- RECORDED INFORMATION -

▬▬▬▬▬▬▬▬▬▬

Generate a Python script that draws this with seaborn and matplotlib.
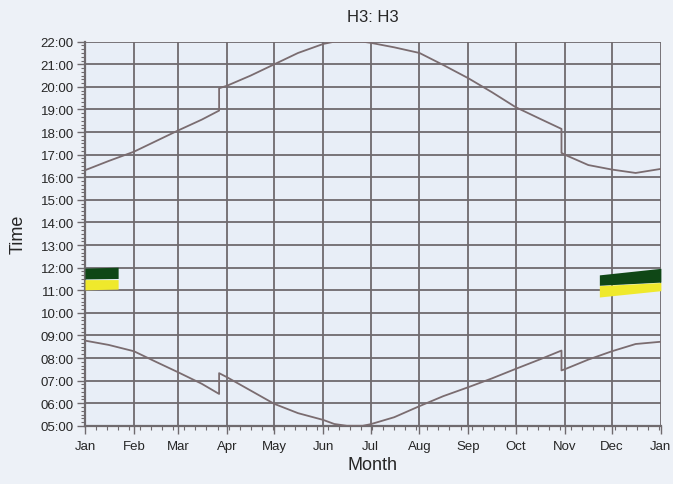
import numpy as np
import pandas as pd
import matplotlib
matplotlib.use("Agg")
import matplotlib.pyplot as plt
from matplotlib.ticker import FixedLocator, MultipleLocator, FuncFormatter
import seaborn as sns

# day of year / hour of day (two points on one day = clock change)
sunset_day = [0, 15, 31, 45, 59, 74, 85, 85, 90, 105, 120, 135, 151, 158, 166, 176, 181,
              196, 212, 227, 243, 258, 273, 288, 302, 302, 304, 319, 334, 349, 365]
sunset_hr = [16.31, 16.72, 17.13, 17.6, 18.07, 18.55, 18.95, 19.94, 20.05, 20.5, 21.0, 21.5,
             21.9, 22.0, 22.0, 22.0, 21.95, 21.75, 21.5, 20.97, 20.38, 19.76, 19.1, 18.6,
             18.14, 17.08, 17.0, 16.54, 16.34, 16.19, 16.37]

sunrise_day = [0, 15, 31, 45, 59, 74, 85, 85, 90, 105, 120, 135, 151, 158, 166, 176, 181,
               196, 212, 227, 243, 258, 273, 288, 302, 302, 304, 319, 334, 349, 365]
sunrise_hr = [8.77, 8.58, 8.3, 7.83, 7.37, 6.86, 6.41, 7.33, 7.15, 6.56, 5.97, 5.56,
              5.26, 5.08, 5.0, 5.0, 5.07, 5.38, 5.87, 6.31, 6.71, 7.1, 7.52, 7.93,
              8.33, 7.45, 7.5, 7.93, 8.3, 8.62, 8.72]

# coloured bands in Jan and Dec
jan_day = [0, 21]
jan_green_top = [11.98, 12.02]
jan_green_bot = [11.5, 11.52]
jan_yellow_top = [11.47, 11.47]
jan_yellow_bot = [11.02, 11.05]

dec_day = [326, 365]
dec_green_top = [11.68, 11.97]
dec_green_bot = [11.22, 11.36]
dec_yellow_top = [11.2, 11.34]
dec_yellow_bot = [10.7, 10.98]

month_start = [0, 31, 59, 90, 120, 151, 181, 212, 243, 273, 304, 334, 365]
month_labels = ["Jan", "Feb", "Mar", "Apr", "May", "Jun", "Jul", "Aug",
                "Sep", "Oct", "Nov", "Dec", "Jan"]

sns.set_theme(style="white")
plt.rcParams["font.family"] = ["Liberation Sans", "DejaVu Sans"]

fig = plt.figure(figsize=(6.73, 4.85), dpi=100, facecolor="#edf1f7")
ax = fig.add_axes([0.1263, 0.12, 0.8557, 0.792])
ax.set_facecolor("#e8eef7")

line_col = "#7a6c70"
grid_col = "#6f6a6e"

sun = pd.DataFrame({"day": sunset_day, "hour": sunset_hr})
rise = pd.DataFrame({"day": sunrise_day, "hour": sunrise_hr})
sns.lineplot(data=sun, x="day", y="hour", ax=ax, estimator=None, sort=False,
             color=line_col, lw=1.3, zorder=3)
sns.lineplot(data=rise, x="day", y="hour", ax=ax, estimator=None, sort=False,
             color=line_col, lw=1.3, zorder=3)

ax.fill_between(jan_day, jan_green_bot, jan_green_top, color="#0f4716", lw=0, zorder=4)
ax.fill_between(jan_day, jan_yellow_bot, jan_yellow_top, color="#efe92c", lw=0, zorder=4)
ax.fill_between(dec_day, dec_green_bot, dec_green_top, color="#0f4716", lw=0, zorder=4)
ax.fill_between(dec_day, dec_yellow_bot, dec_yellow_top, color="#efe92c", lw=0, zorder=4)

ax.set_xlim(0, 365)
ax.set_ylim(5, 22)
ax.xaxis.set_major_locator(FixedLocator(month_start))
ax.set_xticklabels(month_labels)
ax.xaxis.set_minor_locator(MultipleLocator(7))
ax.yaxis.set_major_locator(MultipleLocator(1))
ax.yaxis.set_minor_locator(MultipleLocator(1 / 6))
ax.yaxis.set_major_formatter(FuncFormatter(lambda v, p: "%02d:00" % int(round(v))))

ax.grid(True, which="major", color=grid_col, lw=1.3)
ax.set_axisbelow(True)
for s in ["top", "right"]:
    ax.spines[s].set_visible(False)
for s in ["left", "bottom"]:
    ax.spines[s].set_color(grid_col)
    ax.spines[s].set_linewidth(1.6)

ax.tick_params(axis="both", which="major", direction="out", length=6, width=1,
               color=grid_col, labelsize=9.5, pad=2, bottom=True, left=True)
ax.tick_params(axis="both", which="minor", direction="out", length=3, width=0.8,
               color=grid_col, bottom=True, left=True)
ax.tick_params(axis="x", which="major", pad=4)

ax.set_xlabel("Month", fontsize=13, labelpad=3)
ax.set_ylabel("Time", fontsize=13, labelpad=10)
ax.set_title("H3: H3", fontsize=12, pad=15)

fig.savefig("out.png", dpi=100, facecolor=fig.get_facecolor())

▬▬▬▬▬▬▬▬▬▬

- WHAT YOU NEED TO DO -
From the top of the listing above, repeat each line exactly until you reach the line containing "import seaborn as sns", and repeat that one too. Leave the pictures out.

- SOLUTION FOR THIS TASK -
Generate a Python script that draws this with seaborn and matplotlib.
import numpy as np
import pandas as pd
import matplotlib
matplotlib.use("Agg")
import matplotlib.pyplot as plt
from matplotlib.ticker import FixedLocator, MultipleLocator, FuncFormatter
import seaborn as sns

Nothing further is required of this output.